--- START OF DATA ---

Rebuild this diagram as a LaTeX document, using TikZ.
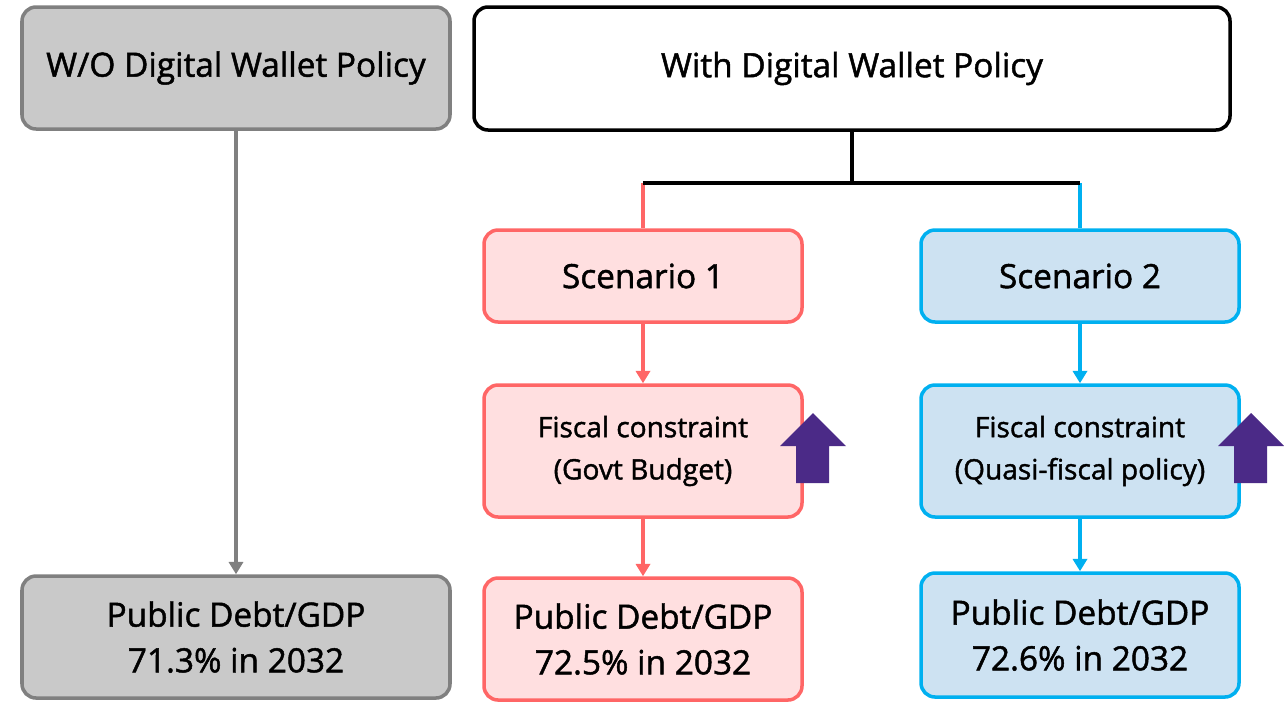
\documentclass[tikz,border=0pt]{standalone}
\usepackage{fontspec}
\setmainfont{Open Sans}[RawFeature={embolden=1.4}]
\usepackage{tikz}
\usetikzlibrary{arrows.meta,positioning}
\definecolor{wogray}{RGB}{201,201,201}
\definecolor{wograyDark}{RGB}{128,128,128}
\definecolor{scnRed}{RGB}{255,102,102}
\definecolor{scnRedFill}{RGB}{255,223,224}
\definecolor{scnBlue}{RGB}{0,176,240}
\definecolor{scnBlueFill}{RGB}{205,226,242}
\definecolor{upPurple}{RGB}{75,42,135}

\begin{document}
\begin{tikzpicture}[x=0.02cm,y=-0.02cm,
  box/.style={draw, line width=2pt, rounded corners=8pt, align=center, font=\fontsize{19}{26}\selectfont},
  smallbox/.style={box, font=\fontsize{16}{24}\selectfont},
  link/.style={line width=1.8pt, -{Triangle[length=7pt,width=8pt]}}]
\useasboundingbox (0,0) rectangle (1284,701);
% top row
\node[box, fill=wogray, draw=wograyDark, minimum width=428*0.02cm, minimum height=122*0.02cm] (wo) at (236,68) {W/O Digital Wallet Policy};
\node[box, fill=white, draw=black, minimum width=756*0.02cm, minimum height=123*0.02cm] (with) at (852,68.5) {With Digital Wallet Policy};
% scenarios
\node[box, fill=scnRedFill, draw=scnRed, minimum width=318*0.02cm, minimum height=92*0.02cm] (scn1) at (643,276) {Scenario 1};
\node[box, fill=scnBlueFill, draw=scnBlue, minimum width=318*0.02cm, minimum height=92*0.02cm] (scn2) at (1080,276) {Scenario 2};
\node[smallbox, fill=scnRedFill, draw=scnRed, minimum width=318*0.02cm, minimum height=132*0.02cm] (fis1) at (643,451) {Fiscal constraint\\(Govt Budget)};
\node[smallbox, fill=scnBlueFill, draw=scnBlue, minimum width=318*0.02cm, minimum height=132*0.02cm] (fis2) at (1080,451) {Fiscal constraint\\(Quasi-fiscal policy)};
% debt outcomes
\node[box, fill=wogray, draw=wograyDark, minimum width=428*0.02cm, minimum height=122*0.02cm] (debt0) at (236,637) {Public Debt/GDP\\71.3\% in 2032};
\node[box, fill=scnRedFill, draw=scnRed, minimum width=318*0.02cm, minimum height=122*0.02cm] (debt1) at (643,639) {Public Debt/GDP\\72.5\% in 2032};
\node[box, fill=scnBlueFill, draw=scnBlue, minimum width=318*0.02cm, minimum height=124*0.02cm] (debt2) at (1080,635) {Public Debt/GDP\\72.6\% in 2032};
% tree
\draw[line width=2pt] (with.south) -- ++(0,51) coordinate (split);
\draw[scnRed, line width=1.8pt] (scn1.north |- split) -- (scn1.north);
\draw[scnBlue, line width=1.8pt] (scn2.north |- split) -- (scn2.north);
\draw[line width=2pt] (scn1.north |- split) -- (scn2.north |- split);
% arrows
\draw[link, wograyDark] (wo) -- (debt0);
\draw[link, scnRed] (scn1) -- (fis1);
\draw[link, scnRed] (fis1) -- (debt1);
\draw[link, scnBlue] (scn2) -- (fis2);
\draw[link, scnBlue] (fis2) -- (debt2);
% up arrows
\fill[upPurple] (813,413) -- (846,446) -- (829,446) -- (829,483) -- (796,483) -- (796,446) -- (780,446) -- cycle;
\fill[upPurple] (1251,413) -- (1284,446) -- (1267,446) -- (1267,483) -- (1234,483) -- (1234,446) -- (1218,446) -- cycle;
\end{tikzpicture}
\end{document}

--- END OF DATA ---

YOUR TASK:
Could you repeat all of the material exactly? Pictures should not be copied.

OUTPUT:
Rebuild this diagram as a LaTeX document, using TikZ.
\documentclass[tikz,border=0pt]{standalone}
\usepackage{fontspec}
\setmainfont{Open Sans}[RawFeature={embolden=1.4}]
\usepackage{tikz}
\usetikzlibrary{arrows.meta,positioning}
\definecolor{wogray}{RGB}{201,201,201}
\definecolor{wograyDark}{RGB}{128,128,128}
\definecolor{scnRed}{RGB}{255,102,102}
\definecolor{scnRedFill}{RGB}{255,223,224}
\definecolor{scnBlue}{RGB}{0,176,240}
\definecolor{scnBlueFill}{RGB}{205,226,242}
\definecolor{upPurple}{RGB}{75,42,135}

\begin{document}
\begin{tikzpicture}[x=0.02cm,y=-0.02cm,
  box/.style={draw, line width=2pt, rounded corners=8pt, align=center, font=\fontsize{19}{26}\selectfont},
  smallbox/.style={box, font=\fontsize{16}{24}\selectfont},
  link/.style={line width=1.8pt, -{Triangle[length=7pt,width=8pt]}}]
\useasboundingbox (0,0) rectangle (1284,701);
% top row
\node[box, fill=wogray, draw=wograyDark, minimum width=428*0.02cm, minimum height=122*0.02cm] (wo) at (236,68) {W/O Digital Wallet Policy};
\node[box, fill=white, draw=black, minimum width=756*0.02cm, minimum height=123*0.02cm] (with) at (852,68.5) {With Digital Wallet Policy};
% scenarios
\node[box, fill=scnRedFill, draw=scnRed, minimum width=318*0.02cm, minimum height=92*0.02cm] (scn1) at (643,276) {Scenario 1};
\node[box, fill=scnBlueFill, draw=scnBlue, minimum width=318*0.02cm, minimum height=92*0.02cm] (scn2) at (1080,276) {Scenario 2};
\node[smallbox, fill=scnRedFill, draw=scnRed, minimum width=318*0.02cm, minimum height=132*0.02cm] (fis1) at (643,451) {Fiscal constraint\\(Govt Budget)};
\node[smallbox, fill=scnBlueFill, draw=scnBlue, minimum width=318*0.02cm, minimum height=132*0.02cm] (fis2) at (1080,451) {Fiscal constraint\\(Quasi-fiscal policy)};
% debt outcomes
\node[box, fill=wogray, draw=wograyDark, minimum width=428*0.02cm, minimum height=122*0.02cm] (debt0) at (236,637) {Public Debt/GDP\\71.3\% in 2032};
\node[box, fill=scnRedFill, draw=scnRed, minimum width=318*0.02cm, minimum height=122*0.02cm] (debt1) at (643,639) {Public Debt/GDP\\72.5\% in 2032};
\node[box, fill=scnBlueFill, draw=scnBlue, minimum width=318*0.02cm, minimum height=124*0.02cm] (debt2) at (1080,635) {Public Debt/GDP\\72.6\% in 2032};
% tree
\draw[line width=2pt] (with.south) -- ++(0,51) coordinate (split);
\draw[scnRed, line width=1.8pt] (scn1.north |- split) -- (scn1.north);
\draw[scnBlue, line width=1.8pt] (scn2.north |- split) -- (scn2.north);
\draw[line width=2pt] (scn1.north |- split) -- (scn2.north |- split);
% arrows
\draw[link, wograyDark] (wo) -- (debt0);
\draw[link, scnRed] (scn1) -- (fis1);
\draw[link, scnRed] (fis1) -- (debt1);
\draw[link, scnBlue] (scn2) -- (fis2);
\draw[link, scnBlue] (fis2) -- (debt2);
% up arrows
\fill[upPurple] (813,413) -- (846,446) -- (829,446) -- (829,483) -- (796,483) -- (796,446) -- (780,446) -- cycle;
\fill[upPurple] (1251,413) -- (1284,446) -- (1267,446) -- (1267,483) -- (1234,483) -- (1234,446) -- (1218,446) -- cycle;
\end{tikzpicture}
\end{document}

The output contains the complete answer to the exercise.